### WHAT THIS TASK INVOLVES
Reproduce the listing below exactly, minus its pictures.

### DATA SHOWN

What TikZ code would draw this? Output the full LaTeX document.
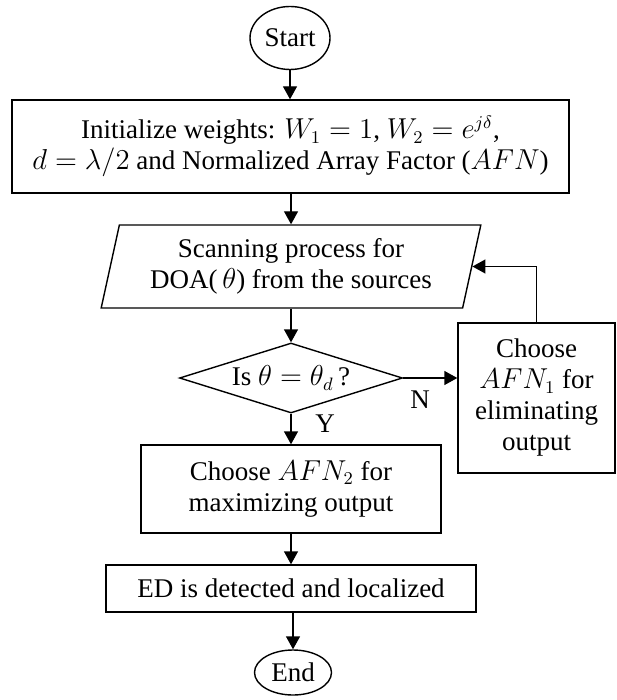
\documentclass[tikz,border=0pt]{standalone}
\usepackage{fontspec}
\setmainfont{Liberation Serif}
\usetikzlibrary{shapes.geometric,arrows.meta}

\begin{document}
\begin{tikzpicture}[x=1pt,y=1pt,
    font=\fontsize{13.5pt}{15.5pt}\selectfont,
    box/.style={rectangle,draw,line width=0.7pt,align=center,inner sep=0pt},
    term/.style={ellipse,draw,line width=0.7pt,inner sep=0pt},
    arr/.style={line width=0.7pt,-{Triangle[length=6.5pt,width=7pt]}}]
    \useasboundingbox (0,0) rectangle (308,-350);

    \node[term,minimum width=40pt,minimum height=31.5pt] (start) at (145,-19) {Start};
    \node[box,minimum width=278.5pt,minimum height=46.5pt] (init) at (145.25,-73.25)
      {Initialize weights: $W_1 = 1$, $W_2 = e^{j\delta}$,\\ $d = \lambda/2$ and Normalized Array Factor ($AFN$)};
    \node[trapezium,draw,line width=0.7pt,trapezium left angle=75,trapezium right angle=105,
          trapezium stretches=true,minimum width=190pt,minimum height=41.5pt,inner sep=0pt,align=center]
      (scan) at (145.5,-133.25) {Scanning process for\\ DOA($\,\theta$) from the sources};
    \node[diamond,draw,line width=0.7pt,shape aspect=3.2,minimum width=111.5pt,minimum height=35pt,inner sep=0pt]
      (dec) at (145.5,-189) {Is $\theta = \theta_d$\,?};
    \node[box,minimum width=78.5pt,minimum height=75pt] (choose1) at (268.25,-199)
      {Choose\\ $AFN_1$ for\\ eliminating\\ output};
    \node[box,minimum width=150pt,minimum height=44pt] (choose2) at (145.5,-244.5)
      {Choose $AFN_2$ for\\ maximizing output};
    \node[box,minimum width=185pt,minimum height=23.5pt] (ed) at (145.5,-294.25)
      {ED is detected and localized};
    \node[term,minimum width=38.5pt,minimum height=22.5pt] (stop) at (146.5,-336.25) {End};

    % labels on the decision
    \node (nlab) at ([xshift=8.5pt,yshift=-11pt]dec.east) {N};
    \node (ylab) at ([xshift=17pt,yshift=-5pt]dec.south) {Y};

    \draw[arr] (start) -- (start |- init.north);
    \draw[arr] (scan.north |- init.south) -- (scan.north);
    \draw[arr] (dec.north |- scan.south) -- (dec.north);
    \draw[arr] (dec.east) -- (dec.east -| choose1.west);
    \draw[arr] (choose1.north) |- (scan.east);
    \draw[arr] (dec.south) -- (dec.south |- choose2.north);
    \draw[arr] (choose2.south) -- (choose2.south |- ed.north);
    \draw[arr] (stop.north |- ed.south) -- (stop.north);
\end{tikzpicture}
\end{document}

### OUTPUT BELOW
What TikZ code would draw this? Output the full LaTeX document.
\documentclass[tikz,border=0pt]{standalone}
\usepackage{fontspec}
\setmainfont{Liberation Serif}
\usetikzlibrary{shapes.geometric,arrows.meta}

\begin{document}
\begin{tikzpicture}[x=1pt,y=1pt,
    font=\fontsize{13.5pt}{15.5pt}\selectfont,
    box/.style={rectangle,draw,line width=0.7pt,align=center,inner sep=0pt},
    term/.style={ellipse,draw,line width=0.7pt,inner sep=0pt},
    arr/.style={line width=0.7pt,-{Triangle[length=6.5pt,width=7pt]}}]
    \useasboundingbox (0,0) rectangle (308,-350);

    \node[term,minimum width=40pt,minimum height=31.5pt] (start) at (145,-19) {Start};
    \node[box,minimum width=278.5pt,minimum height=46.5pt] (init) at (145.25,-73.25)
      {Initialize weights: $W_1 = 1$, $W_2 = e^{j\delta}$,\\ $d = \lambda/2$ and Normalized Array Factor ($AFN$)};
    \node[trapezium,draw,line width=0.7pt,trapezium left angle=75,trapezium right angle=105,
          trapezium stretches=true,minimum width=190pt,minimum height=41.5pt,inner sep=0pt,align=center]
      (scan) at (145.5,-133.25) {Scanning process for\\ DOA($\,\theta$) from the sources};
    \node[diamond,draw,line width=0.7pt,shape aspect=3.2,minimum width=111.5pt,minimum height=35pt,inner sep=0pt]
      (dec) at (145.5,-189) {Is $\theta = \theta_d$\,?};
    \node[box,minimum width=78.5pt,minimum height=75pt] (choose1) at (268.25,-199)
      {Choose\\ $AFN_1$ for\\ eliminating\\ output};
    \node[box,minimum width=150pt,minimum height=44pt] (choose2) at (145.5,-244.5)
      {Choose $AFN_2$ for\\ maximizing output};
    \node[box,minimum width=185pt,minimum height=23.5pt] (ed) at (145.5,-294.25)
      {ED is detected and localized};
    \node[term,minimum width=38.5pt,minimum height=22.5pt] (stop) at (146.5,-336.25) {End};

    % labels on the decision
    \node (nlab) at ([xshift=8.5pt,yshift=-11pt]dec.east) {N};
    \node (ylab) at ([xshift=17pt,yshift=-5pt]dec.south) {Y};

    \draw[arr] (start) -- (start |- init.north);
    \draw[arr] (scan.north |- init.south) -- (scan.north);
    \draw[arr] (dec.north |- scan.south) -- (dec.north);
    \draw[arr] (dec.east) -- (dec.east -| choose1.west);
    \draw[arr] (choose1.north) |- (scan.east);
    \draw[arr] (dec.south) -- (dec.south |- choose2.north);
    \draw[arr] (choose2.south) -- (choose2.south |- ed.north);
    \draw[arr] (stop.north |- ed.south) -- (stop.north);
\end{tikzpicture}
\end{document}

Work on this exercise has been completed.